Эсхил пошел дальше в понимании сюжета, нежели любой из его последователей. Его планы обладали крайней простотой. Он мало отходил от мифологических традиций[167]
. Все его усилия сводились к тому, чтобы возродить наставления мифов, проникнувшись их скрытыми красотами. Прекрасно выписанные характеры его героев соответствовали той высоте, куда их поместил Гомер.

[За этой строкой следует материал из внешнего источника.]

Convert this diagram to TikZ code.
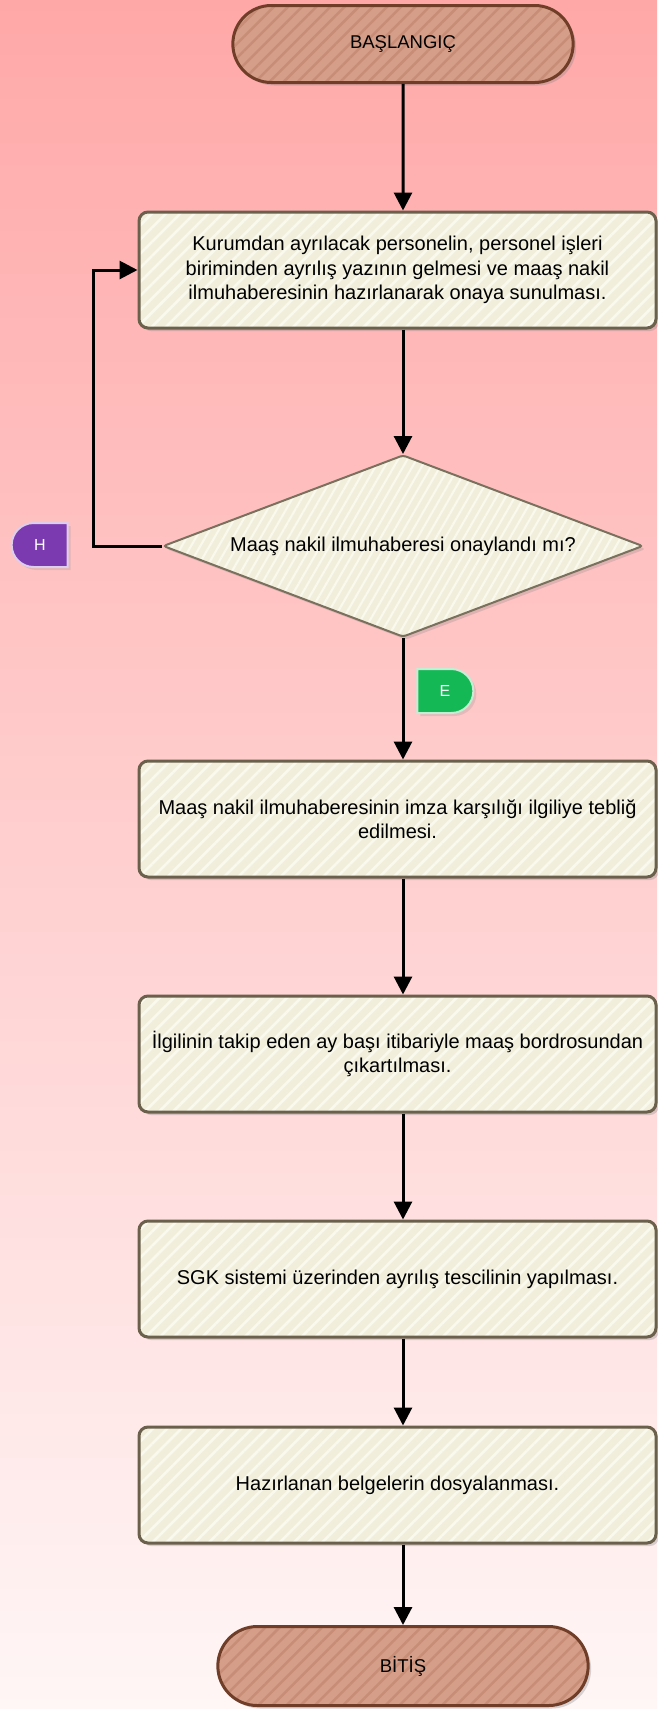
\documentclass[tikz,border=0pt]{standalone}
\usepackage{fontspec}
\setmainfont{Liberation Sans}
\usetikzlibrary{arrows.meta, positioning, shapes.geometric, shapes.misc, shadows, patterns.meta}
\definecolor{bgtop}{RGB}{255,168,168}
\definecolor{bgbot}{RGB}{255,246,246}
\definecolor{boxfill}{RGB}{241,239,220}
\definecolor{boxstripe}{RGB}{250,249,238}
\definecolor{boxline}{RGB}{107,96,76}
\definecolor{termfill}{RGB}{212,158,136}
\definecolor{termstripe}{RGB}{199,141,119}
\definecolor{termline}{RGB}{112,62,40}
\definecolor{hfill}{RGB}{123,58,175}
\definecolor{efill}{RGB}{20,185,85}

\begin{document}
\begin{tikzpicture}[
        x=1pt, y=1pt,
        font=\fontsize{20}{24.5}\selectfont,
        process node/.style={rectangle, rounded corners=9pt, draw=boxline, line width=3pt,
          drop shadow={opacity=0.3, shadow xshift=3pt, shadow yshift=-3pt},
          preaction={fill=boxfill}, pattern={Lines[angle=45, distance=10pt, line width=2.5pt]},
          pattern color=boxstripe, minimum width=517pt, minimum height=116pt,
          align=center, inner sep=2pt},
        term node/.style={rounded rectangle, draw=termline, line width=3pt,
          drop shadow={opacity=0.3, shadow xshift=3pt, shadow yshift=-3pt},
          preaction={fill=termfill}, pattern={Lines[angle=45, distance=10pt, line width=2.5pt]},
          pattern color=termstripe, font=\fontsize{18.5}{22}\selectfont},
        decision node/.style={diamond, aspect=2.64, draw=boxline!90!white, line width=2pt,
          rounded corners=3pt,
          drop shadow={opacity=0.25, shadow xshift=3pt, shadow yshift=-3pt},
          preaction={fill=boxfill}, pattern={Lines[angle=60, distance=8pt, line width=2pt]},
          pattern color=boxstripe, minimum width=480pt, minimum height=182pt, inner sep=0pt},
        link node/.style={rounded rectangle, draw=white!75!#1, fill=#1, line width=2pt,
          text=white, minimum width=56pt, minimum height=44pt, inner sep=0pt,
          drop shadow={opacity=0.2, shadow xshift=3pt, shadow yshift=-3pt},
          font=\fontsize{16}{18}\selectfont},
        flow/.style={draw, line width=3pt, -{Triangle[length=18pt, width=18pt]}}
      ]
      % Background
      \useasboundingbox (0,0) rectangle (657,-1709);
      \fill[top color=bgtop, bottom color=bgbot] (0,0) rectangle (657,-1709);

      % Nodes
      \node[term node, minimum width=347pt, minimum height=77pt] (start) at (403,-44) {BAŞLANGIÇ};
      \node[process node] (box1) at (397.5,-270)
        {Kurumdan ayrılacak personelin, personel işleri\\biriminden ayrılış yazının gelmesi ve maaş nakil\\ilmuhaberesinin hazırlanarak onaya sunulması.};
      \node[decision node] (dec) at (403,-546) {Maaş nakil ilmuhaberesi onaylandı mı?};
      \node[process node] (box2) at (397.5,-819)
        {Maaş nakil ilmuhaberesinin imza karşılığı ilgiliye tebliğ\\edilmesi.};
      \node[process node] (box3) at (397.5,-1054)
        {İlgilinin takip eden ay başı itibariyle maaş bordrosundan\\çıkartılması.};
      \node[process node] (box4) at (397.5,-1279) {SGK sistemi üzerinden ayrılış tescilinin yapılması.};
      \node[process node] (box5) at (397.5,-1485) {Hazırlanan belgelerin dosyalanması.};
      \node[term node, minimum width=377pt, minimum height=79pt] (stop) at (403,-1666) {BİTİŞ};

      % Yes / no marks
      \node[link node=hfill, rounded rectangle east arc=none] (no) at (40,-545) {H};
      \node[link node=efill, rounded rectangle west arc=none] (yes) at (445,-691) {E};
      \coordinate (loop) at (93,-546);

      % Edges
      \draw[flow] (start) -- (start |- box1.north);
      \draw[flow] (start |- box1.south) -- (dec.north);
      \draw[flow] (dec.west) -- (loop) |- (box1.west);
      \draw[flow] (dec.south) -- (dec.south |- box2.north);
      \draw[flow] (dec.south |- box2.south) -- (dec.south |- box3.north);
      \draw[flow] (dec.south |- box3.south) -- (dec.south |- box4.north);
      \draw[flow] (dec.south |- box4.south) -- (dec.south |- box5.north);
      \draw[flow] (dec.south |- box5.south) -- (stop.north);
    \end{tikzpicture}
\end{document}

Он заставил страх идти перед своими героями, хотя они ничего и не страшились[168]. Его целью было привести к добродетели через ужас, вдохнув в души силу, способную одинаково противостоять и ослеплению богатством, и унынию от невзгод.Сразу за Эсхилом следовали Софокл и Еврипид, превзойдя его несколько в плане искусства; Софокл даже торжествовал над ним в глазах толпы[169]
; но малое число мудрецов, верных истинным принципам, всегда рассматривало Эсхила, как отца трагедии[170]. Нельзя отрицать, что Софокл был более совершенным в последовательности своих замыслов, в отточенности своего стиля[171]; что Еврипид был более естествен, чуток и способен вызвать интерес, приведя в движение страсти[172]; хотя эти происходящие от формы совершенства вовсе бы не снискались, если бы в них не оказалась искаженной сама сущность драмы; то есть если бы аллегорический гений, направлявший сочинением фабул, которые поэты черпали всегда в религиозных мистериях, не подвергся бы некоему извращению, перестав зачастую и вовсе узнаваться, будучи отягощенным странными словесными изысками. Итак, Софокл и в особенности Еврипид, увлекшись совершенствованием формы, нанесли вред принципу искусства, ускорив его разрушение. Если бы законы, обнародованные против тех, кто, используя трагические сюжеты, обесценивали их сакральный смысл, исполнялись бы, то не нашлось бы более пострадавшего, чем Еврипид, изобразивший столько опустившихся во вражде героев, столько сбитых с толку любовью принцесс, столько постыдных, скандальных и преступных сцен[173]; но уже близкий к разложению вырождающийся народ оставался увлеченным этими опасными картинами, сам спеша испить отравленный кубок, который ему поднесли.